- _What to produce_
Where a line in the listing below contains the word "this", copy that line.

=== Given records ===

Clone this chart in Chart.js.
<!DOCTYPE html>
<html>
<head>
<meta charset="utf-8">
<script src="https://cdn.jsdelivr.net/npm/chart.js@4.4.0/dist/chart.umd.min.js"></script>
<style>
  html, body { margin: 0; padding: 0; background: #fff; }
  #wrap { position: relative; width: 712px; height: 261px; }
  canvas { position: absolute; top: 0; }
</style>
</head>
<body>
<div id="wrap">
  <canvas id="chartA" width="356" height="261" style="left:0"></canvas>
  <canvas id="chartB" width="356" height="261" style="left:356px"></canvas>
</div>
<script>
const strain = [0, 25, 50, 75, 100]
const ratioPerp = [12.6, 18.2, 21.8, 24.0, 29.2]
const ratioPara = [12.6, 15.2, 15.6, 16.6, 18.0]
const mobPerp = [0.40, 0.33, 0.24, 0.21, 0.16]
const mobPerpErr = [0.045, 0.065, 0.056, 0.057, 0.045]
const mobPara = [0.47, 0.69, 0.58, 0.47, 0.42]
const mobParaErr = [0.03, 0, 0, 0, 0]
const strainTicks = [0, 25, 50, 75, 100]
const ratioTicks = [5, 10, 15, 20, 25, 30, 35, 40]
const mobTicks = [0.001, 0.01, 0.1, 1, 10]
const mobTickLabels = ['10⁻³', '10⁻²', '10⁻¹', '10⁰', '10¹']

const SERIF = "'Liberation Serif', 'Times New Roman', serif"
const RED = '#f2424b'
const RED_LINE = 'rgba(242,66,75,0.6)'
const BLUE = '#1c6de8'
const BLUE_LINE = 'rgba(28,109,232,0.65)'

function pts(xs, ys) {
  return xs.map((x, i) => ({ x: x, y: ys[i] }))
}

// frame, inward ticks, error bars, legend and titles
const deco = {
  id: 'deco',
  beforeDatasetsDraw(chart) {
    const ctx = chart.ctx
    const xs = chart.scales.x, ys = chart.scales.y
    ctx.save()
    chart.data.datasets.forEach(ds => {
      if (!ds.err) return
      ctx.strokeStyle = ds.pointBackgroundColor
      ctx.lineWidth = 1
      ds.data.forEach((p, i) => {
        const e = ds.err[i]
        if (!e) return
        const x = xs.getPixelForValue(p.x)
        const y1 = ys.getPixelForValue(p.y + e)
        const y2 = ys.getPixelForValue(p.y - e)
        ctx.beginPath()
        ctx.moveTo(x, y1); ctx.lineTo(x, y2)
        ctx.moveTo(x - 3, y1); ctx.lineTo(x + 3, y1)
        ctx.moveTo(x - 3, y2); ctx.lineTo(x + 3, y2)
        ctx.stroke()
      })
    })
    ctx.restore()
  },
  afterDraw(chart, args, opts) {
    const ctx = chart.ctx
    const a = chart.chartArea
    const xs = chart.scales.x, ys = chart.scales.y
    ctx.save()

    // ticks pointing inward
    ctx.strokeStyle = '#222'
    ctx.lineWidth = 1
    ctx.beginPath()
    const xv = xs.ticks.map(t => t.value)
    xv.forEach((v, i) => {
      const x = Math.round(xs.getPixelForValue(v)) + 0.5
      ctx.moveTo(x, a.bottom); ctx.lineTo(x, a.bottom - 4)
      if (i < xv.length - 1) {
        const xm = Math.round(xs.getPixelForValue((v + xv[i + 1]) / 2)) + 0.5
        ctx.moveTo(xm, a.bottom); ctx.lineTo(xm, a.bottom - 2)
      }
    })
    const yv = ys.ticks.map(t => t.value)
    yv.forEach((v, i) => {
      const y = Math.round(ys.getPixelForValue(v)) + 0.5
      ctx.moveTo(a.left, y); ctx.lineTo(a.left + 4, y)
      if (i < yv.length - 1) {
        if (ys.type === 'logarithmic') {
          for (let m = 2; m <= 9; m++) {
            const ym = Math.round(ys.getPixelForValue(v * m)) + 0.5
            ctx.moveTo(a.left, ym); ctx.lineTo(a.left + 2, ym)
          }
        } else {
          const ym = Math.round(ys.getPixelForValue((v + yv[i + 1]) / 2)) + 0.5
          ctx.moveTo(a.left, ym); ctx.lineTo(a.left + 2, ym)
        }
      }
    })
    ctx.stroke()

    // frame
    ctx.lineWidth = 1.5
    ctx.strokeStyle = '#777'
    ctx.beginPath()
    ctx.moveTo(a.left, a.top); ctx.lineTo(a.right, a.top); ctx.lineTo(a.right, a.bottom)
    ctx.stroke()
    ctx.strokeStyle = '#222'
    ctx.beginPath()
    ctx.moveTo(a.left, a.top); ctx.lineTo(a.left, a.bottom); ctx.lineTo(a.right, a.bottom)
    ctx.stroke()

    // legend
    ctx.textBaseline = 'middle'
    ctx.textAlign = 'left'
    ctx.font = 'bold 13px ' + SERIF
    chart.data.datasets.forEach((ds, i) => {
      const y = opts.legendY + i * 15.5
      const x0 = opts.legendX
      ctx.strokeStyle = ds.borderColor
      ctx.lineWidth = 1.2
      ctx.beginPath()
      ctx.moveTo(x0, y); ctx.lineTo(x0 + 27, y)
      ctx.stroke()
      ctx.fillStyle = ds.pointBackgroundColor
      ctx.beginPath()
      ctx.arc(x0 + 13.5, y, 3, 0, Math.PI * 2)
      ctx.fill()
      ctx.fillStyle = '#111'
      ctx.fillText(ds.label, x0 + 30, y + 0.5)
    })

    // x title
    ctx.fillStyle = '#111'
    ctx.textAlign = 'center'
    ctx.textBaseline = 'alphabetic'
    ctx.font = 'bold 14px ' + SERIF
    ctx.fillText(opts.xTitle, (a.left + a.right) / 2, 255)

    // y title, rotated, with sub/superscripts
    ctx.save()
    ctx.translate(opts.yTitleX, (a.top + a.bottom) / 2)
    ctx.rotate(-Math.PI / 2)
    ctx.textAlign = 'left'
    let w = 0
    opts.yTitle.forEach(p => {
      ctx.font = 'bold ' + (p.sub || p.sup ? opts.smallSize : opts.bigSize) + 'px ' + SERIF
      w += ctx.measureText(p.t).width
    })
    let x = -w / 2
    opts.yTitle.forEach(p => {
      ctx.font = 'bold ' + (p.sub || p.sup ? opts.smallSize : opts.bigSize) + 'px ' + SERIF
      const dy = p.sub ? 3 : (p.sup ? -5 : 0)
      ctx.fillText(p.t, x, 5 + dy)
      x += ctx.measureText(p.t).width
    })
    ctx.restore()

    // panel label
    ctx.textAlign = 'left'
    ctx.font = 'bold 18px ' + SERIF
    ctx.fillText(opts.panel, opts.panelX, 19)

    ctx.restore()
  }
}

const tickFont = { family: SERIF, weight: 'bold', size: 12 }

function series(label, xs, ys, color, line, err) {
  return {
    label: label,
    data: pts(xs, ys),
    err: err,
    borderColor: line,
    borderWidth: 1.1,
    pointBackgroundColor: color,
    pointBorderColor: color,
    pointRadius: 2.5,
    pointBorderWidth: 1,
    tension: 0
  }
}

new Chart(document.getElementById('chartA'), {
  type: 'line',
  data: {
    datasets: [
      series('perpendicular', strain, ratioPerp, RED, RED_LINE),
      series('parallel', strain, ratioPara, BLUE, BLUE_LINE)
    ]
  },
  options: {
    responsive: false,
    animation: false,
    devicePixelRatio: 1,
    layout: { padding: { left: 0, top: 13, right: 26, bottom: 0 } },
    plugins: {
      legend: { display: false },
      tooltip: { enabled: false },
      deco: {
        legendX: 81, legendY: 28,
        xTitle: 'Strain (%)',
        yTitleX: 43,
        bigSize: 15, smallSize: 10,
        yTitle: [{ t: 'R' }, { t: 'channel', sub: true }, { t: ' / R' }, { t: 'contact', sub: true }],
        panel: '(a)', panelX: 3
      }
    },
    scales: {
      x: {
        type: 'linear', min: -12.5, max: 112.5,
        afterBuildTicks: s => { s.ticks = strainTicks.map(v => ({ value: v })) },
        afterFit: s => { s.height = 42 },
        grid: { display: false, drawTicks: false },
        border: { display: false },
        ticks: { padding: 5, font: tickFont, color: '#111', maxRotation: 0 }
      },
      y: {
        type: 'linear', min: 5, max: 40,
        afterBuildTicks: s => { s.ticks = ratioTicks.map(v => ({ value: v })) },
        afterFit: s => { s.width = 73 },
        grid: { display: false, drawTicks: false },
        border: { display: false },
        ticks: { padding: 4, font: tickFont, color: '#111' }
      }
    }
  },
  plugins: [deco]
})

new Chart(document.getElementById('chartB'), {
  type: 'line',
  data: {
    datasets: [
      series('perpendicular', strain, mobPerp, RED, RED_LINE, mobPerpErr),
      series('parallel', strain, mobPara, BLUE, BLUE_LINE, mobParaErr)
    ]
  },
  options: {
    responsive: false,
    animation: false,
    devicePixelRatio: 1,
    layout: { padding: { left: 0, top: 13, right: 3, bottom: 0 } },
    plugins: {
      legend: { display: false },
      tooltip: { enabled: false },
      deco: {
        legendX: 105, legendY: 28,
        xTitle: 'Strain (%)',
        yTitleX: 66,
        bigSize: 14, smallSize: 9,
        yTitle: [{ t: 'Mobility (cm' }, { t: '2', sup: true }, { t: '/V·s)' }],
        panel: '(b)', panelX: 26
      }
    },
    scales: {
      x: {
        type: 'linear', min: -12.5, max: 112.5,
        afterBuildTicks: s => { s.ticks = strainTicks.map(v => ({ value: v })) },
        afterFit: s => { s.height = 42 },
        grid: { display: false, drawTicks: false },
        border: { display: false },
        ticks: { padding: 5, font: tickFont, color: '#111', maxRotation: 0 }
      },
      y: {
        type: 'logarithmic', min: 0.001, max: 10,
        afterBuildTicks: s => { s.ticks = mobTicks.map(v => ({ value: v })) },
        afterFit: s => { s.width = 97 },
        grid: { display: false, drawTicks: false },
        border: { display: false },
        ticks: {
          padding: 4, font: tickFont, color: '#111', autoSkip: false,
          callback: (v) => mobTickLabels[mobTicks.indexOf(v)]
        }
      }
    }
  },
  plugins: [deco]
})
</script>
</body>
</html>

===
=== Given records ===

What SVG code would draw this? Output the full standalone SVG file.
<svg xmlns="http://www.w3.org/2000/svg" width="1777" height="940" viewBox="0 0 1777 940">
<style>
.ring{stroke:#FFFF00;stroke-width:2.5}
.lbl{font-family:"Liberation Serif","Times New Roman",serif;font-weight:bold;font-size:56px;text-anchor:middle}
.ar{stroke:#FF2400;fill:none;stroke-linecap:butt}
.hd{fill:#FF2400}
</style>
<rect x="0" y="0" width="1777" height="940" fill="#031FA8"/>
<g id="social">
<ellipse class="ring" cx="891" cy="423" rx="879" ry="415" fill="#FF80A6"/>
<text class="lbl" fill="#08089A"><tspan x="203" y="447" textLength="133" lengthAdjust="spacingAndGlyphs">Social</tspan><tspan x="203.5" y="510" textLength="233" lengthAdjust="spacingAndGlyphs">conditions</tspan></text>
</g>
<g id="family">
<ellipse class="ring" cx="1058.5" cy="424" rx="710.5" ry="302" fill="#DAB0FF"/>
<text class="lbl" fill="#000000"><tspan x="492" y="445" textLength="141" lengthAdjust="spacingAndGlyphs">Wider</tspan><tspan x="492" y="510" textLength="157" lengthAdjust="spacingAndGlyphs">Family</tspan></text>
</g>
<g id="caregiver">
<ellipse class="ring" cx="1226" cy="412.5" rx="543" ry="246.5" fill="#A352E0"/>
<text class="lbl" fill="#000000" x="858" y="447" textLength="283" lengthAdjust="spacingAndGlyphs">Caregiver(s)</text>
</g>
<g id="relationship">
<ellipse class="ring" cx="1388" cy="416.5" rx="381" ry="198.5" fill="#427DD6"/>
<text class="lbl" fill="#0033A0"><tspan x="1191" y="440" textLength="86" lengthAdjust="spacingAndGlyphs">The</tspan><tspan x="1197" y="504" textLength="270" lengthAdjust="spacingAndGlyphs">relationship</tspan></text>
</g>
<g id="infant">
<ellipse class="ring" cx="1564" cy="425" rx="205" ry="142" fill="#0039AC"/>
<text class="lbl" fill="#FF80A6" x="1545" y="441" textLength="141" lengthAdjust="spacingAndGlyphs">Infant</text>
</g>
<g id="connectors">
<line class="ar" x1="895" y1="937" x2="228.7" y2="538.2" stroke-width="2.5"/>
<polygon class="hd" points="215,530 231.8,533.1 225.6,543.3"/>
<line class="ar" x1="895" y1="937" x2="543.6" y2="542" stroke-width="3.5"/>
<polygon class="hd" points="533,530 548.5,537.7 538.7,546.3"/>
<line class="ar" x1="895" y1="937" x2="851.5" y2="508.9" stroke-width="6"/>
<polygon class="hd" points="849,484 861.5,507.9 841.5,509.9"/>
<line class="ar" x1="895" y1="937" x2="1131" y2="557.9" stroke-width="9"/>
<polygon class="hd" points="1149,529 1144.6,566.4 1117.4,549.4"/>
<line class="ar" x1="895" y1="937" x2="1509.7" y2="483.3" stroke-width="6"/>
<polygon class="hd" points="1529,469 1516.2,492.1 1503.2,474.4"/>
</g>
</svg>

===

- _Expected output_
Clone this chart in Chart.js.
What SVG code would draw this? Output the full standalone SVG file.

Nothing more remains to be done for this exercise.